The Labour frontbench has put down an amendment to the Nuclear Financing Bill which would stop the automatic reimbursement of EDF for excess construction costs of the planned Sizewell C nuclear power plant. The amendment, put forward by Shadow Green New Deal and Energy Minister Alan Whitehead, has been defeated by the Conservative majority in the Commons, but will soon come up for a vote in the House of Lords.
The Nuclear Financing Bill sets up a so-called Regulated Asset Base (RAB) means of funding nuclear power. This means the constructors would be be paid for the construction costs before the plant was generating anything. It would save the constructors money whilst making the project a lot more expensive for the energy consumer in the (most likely) event that the project experienced considerable cost overruns.
Although the SNP has also put down useful amendments to make the Government publish details of the costs of the project, Labour’s proposed amendment is potentially significant in that it could, if taken literally, dissuade EDF from moving ahead with any deal to build Sizewell C. As Whitehead told the Commons, analysis of historical experience of building nuclear power plant it is a near certainty that there will be cost overruns on the project.
In fact Whitehead implied he was not trying to stop the project, but merely argued that cost overruns should not automatically be added to consumer bills. If there were cost overruns then the Government could find the extra money to pay for the project from some other source.
Amongst other things, the SNP amendments asked that the Government should have to make public whether Sizewell C was being given a guarantee that its generation would be paid a minimum price for each MWh produced. Labour also sought to block nuclear power plant being owned by foreign companies, although it was argued this would not affect Sizewell C.
Labour joined forces with the Conservatives to vote through the Bill on the Third Reading, with the SNP, the Liberal Democrats and the Green Party whipping against the Bill.
It ought to seem strange that at the very time there is concern about increased energy bills and strident calls to cut back on green levies from some Tory MPs, the very same MPs are unquestioningly voting through a piece of legislation that will add substantial sums onto consumer bills. EDF has said that Sizewell C will cost £20 billion. Considering that interest charges and also cost overruns will have to be added to this sum the total cost may very plausibly amount to £30 billion or more – and that represents more than £1000 for each household in the UK.
The amount of energy generated by Sizewell C will only be of the order of the next tranche of renewable energy projects (to be issued in the coming moths) that will cost the consumer effectively nothing.
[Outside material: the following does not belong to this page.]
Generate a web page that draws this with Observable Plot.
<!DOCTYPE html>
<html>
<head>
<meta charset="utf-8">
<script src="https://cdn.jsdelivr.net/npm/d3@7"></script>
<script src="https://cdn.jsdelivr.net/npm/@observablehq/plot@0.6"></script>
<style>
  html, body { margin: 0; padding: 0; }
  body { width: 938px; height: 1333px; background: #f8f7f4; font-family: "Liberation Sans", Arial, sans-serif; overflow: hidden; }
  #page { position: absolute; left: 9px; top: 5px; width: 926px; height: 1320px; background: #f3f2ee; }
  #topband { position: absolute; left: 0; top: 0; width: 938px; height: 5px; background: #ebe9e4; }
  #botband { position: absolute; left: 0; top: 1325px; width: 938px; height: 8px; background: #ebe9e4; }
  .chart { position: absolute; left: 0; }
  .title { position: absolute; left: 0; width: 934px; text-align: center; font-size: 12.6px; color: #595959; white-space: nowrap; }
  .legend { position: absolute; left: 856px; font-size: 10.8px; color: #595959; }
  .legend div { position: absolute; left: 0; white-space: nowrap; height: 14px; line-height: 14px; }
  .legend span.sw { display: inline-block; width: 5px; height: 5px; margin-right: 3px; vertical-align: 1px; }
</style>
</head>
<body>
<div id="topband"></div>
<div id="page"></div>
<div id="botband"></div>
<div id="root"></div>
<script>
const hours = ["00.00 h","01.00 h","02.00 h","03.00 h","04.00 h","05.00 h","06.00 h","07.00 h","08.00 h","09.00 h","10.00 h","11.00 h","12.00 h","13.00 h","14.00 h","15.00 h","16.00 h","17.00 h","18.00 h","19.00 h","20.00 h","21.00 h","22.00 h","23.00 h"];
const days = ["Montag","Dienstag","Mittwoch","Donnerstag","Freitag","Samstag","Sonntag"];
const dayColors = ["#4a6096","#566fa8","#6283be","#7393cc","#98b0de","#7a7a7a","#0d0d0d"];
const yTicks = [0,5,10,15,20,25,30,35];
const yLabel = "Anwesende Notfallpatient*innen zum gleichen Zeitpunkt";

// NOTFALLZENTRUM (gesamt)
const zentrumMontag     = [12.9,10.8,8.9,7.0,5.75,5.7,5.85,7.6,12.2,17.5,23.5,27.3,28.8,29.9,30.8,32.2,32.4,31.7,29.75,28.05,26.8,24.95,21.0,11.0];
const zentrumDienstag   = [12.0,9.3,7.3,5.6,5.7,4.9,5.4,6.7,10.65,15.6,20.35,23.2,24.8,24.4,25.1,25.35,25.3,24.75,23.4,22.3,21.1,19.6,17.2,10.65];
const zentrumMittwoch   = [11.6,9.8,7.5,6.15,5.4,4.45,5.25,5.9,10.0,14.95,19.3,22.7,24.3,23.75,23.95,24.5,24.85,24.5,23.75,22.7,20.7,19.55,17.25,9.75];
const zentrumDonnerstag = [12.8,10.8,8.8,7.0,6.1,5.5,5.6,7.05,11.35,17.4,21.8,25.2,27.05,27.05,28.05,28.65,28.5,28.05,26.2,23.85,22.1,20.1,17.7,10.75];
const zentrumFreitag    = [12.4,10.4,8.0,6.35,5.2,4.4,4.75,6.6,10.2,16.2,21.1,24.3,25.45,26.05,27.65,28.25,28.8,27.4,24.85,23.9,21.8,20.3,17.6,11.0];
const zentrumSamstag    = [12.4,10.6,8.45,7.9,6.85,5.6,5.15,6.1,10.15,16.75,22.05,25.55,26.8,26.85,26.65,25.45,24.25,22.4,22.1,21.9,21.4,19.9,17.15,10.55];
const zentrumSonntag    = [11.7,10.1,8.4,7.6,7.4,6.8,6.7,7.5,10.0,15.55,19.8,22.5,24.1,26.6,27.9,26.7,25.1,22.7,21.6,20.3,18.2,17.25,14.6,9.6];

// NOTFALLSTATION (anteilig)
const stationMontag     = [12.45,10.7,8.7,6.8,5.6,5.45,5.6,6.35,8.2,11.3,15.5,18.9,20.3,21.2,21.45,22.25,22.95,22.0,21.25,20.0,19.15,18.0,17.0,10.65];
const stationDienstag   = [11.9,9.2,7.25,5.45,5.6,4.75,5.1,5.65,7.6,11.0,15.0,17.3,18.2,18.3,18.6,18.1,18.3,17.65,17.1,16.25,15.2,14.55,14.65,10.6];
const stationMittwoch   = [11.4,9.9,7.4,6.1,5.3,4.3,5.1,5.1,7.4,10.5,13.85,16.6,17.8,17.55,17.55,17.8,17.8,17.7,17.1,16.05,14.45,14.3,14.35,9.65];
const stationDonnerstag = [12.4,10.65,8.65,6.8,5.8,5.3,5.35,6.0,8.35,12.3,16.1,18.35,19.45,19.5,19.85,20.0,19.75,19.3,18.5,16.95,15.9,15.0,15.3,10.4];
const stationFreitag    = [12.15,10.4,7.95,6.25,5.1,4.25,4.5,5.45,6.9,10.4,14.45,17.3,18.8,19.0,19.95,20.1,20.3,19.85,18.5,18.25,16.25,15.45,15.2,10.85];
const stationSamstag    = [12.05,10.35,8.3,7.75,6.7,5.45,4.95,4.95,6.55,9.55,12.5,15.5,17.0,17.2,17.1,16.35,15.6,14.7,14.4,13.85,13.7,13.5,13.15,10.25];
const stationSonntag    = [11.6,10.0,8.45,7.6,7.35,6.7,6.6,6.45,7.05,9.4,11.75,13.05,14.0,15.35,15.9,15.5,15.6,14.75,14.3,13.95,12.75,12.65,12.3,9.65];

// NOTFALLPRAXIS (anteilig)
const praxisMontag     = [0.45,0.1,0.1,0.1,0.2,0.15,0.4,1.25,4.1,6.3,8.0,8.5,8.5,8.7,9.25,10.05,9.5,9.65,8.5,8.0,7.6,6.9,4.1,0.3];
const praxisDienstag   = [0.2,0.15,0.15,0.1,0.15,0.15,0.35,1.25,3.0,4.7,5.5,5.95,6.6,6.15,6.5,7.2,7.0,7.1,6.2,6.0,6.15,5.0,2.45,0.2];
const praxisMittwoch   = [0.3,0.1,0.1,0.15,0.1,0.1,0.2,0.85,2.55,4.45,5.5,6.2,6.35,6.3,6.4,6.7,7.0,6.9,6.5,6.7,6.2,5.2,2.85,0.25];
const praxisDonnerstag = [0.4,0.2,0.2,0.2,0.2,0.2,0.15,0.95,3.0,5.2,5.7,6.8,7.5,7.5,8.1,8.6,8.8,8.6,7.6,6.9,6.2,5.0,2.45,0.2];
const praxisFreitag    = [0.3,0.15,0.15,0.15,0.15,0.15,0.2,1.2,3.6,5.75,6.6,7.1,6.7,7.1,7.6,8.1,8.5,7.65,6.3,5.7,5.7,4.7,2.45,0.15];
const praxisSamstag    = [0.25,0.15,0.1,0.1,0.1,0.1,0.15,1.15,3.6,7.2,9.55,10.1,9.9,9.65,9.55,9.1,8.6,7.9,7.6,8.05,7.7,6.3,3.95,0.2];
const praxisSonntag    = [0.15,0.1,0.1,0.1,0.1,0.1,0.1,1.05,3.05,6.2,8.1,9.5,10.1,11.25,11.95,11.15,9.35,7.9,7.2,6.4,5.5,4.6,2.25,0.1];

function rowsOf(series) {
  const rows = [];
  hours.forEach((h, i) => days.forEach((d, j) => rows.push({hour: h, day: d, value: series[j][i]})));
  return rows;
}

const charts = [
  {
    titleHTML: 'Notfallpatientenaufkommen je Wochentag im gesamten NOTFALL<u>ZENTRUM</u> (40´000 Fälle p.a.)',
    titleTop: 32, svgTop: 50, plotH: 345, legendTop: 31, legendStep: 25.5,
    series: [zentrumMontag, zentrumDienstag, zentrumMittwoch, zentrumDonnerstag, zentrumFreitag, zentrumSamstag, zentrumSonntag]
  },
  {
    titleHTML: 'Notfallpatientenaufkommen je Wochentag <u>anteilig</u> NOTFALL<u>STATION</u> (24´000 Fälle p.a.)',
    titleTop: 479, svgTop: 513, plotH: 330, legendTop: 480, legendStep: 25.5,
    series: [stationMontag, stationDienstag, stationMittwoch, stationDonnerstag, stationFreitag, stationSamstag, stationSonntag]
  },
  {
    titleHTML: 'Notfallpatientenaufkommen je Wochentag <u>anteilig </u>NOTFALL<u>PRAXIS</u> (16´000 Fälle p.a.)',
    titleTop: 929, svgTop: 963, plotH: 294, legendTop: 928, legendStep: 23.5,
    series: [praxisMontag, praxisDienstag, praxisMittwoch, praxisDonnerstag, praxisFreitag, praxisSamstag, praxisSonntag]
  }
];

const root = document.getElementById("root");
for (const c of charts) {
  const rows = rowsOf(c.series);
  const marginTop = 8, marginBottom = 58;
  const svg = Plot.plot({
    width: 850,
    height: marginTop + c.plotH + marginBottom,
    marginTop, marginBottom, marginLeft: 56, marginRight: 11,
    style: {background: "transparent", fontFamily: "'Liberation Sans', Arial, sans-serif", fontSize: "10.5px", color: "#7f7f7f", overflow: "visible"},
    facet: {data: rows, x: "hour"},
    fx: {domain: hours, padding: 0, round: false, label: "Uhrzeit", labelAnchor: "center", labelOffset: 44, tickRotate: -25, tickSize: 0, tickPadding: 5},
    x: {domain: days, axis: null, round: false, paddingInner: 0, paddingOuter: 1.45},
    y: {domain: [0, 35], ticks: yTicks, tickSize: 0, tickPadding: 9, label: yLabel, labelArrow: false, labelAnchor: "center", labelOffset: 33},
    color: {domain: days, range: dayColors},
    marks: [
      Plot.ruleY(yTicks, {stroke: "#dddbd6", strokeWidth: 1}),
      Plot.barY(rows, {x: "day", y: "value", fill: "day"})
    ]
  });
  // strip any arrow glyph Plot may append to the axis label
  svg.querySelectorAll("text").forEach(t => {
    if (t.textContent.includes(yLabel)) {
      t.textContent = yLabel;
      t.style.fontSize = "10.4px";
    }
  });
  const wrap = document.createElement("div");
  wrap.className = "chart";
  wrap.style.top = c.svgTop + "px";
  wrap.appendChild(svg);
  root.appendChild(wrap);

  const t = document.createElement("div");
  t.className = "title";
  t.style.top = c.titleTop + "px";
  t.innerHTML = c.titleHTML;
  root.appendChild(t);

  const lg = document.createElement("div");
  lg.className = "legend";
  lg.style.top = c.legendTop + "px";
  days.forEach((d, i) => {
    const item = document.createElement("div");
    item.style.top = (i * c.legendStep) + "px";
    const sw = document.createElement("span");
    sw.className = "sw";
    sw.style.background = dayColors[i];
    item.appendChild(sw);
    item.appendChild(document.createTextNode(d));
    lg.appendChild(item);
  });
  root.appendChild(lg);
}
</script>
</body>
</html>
By contrast Sizewell C will likely not even be seriously begun until Hinkley C is completed (2027?) which means a 2035 or later start. The UK could have deployed a lot more renewable energy by then of course at much lower cost. The current nuclear crisis in France demonstrates how unreliable nuclear power can be.
Bill Bordass, Research and Policy Adviser for the Usable Buildings Trust said: ‘Surely the only sensible way to curb Sizewell C is to scrap it entirely? It is just good money after bad.’
The Commons debate details can be seen here. The House of Lords is due to vote on the Bill in the coming days.